Any thoughts are welcomed.

uncleboo 03-23-2016 04:22 PM

Don't use juniper. I did and now my trailer floats! (Actually, it works pretty good. No matter the angle of the ramp, my trailer is always at the same level in the water.)

TomParis 03-23-2016 09:13 PM

Uncleboo bet that makes loading the boat fun :p

bumpdraft 03-23-2016 09:40 PM

2 Attachment(s)
I believe my bunks are made of cypress (23 years old now). They taper down from front to rear. They were re-carpeted a couple of times and I kind of experimented on the carpeting the last time and the gray that I used is working better. Excuse the nasty bottom paint,I was hoping that it would eventually wear off by now.
I was wondering if you were winching the boat up on the trailer or trying to float it on the rollers.
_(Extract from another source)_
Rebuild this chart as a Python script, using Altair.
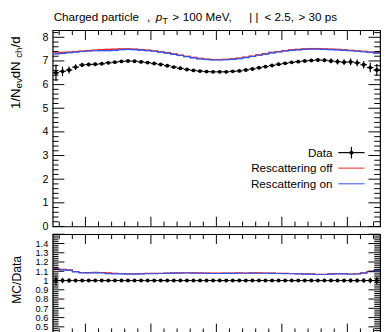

Personally, I hate rollers.

Bushwacker 03-24-2016 12:19 AM

5 Attachment(s)
Quote:

Originally Posted by bigeasy1 (Post 242447)
I'm still tinkering around with the trailer(Roller Trailer) that my Tsunami sits on.Loading the boat is a nightmare.So anyway I'm going to add a couple bunks that will line up on the inner step on the outside panel of the hull.
My thinking is the the bunks will act as a guide and will keep the hull from listing(severe tilt) to port like it does now.
We've tried everything to no avail,sometimes we get lucky and it sits perfectly level,but most time we have to make 4 to 5 tries to get it to load correctly with no tilt,and sit right.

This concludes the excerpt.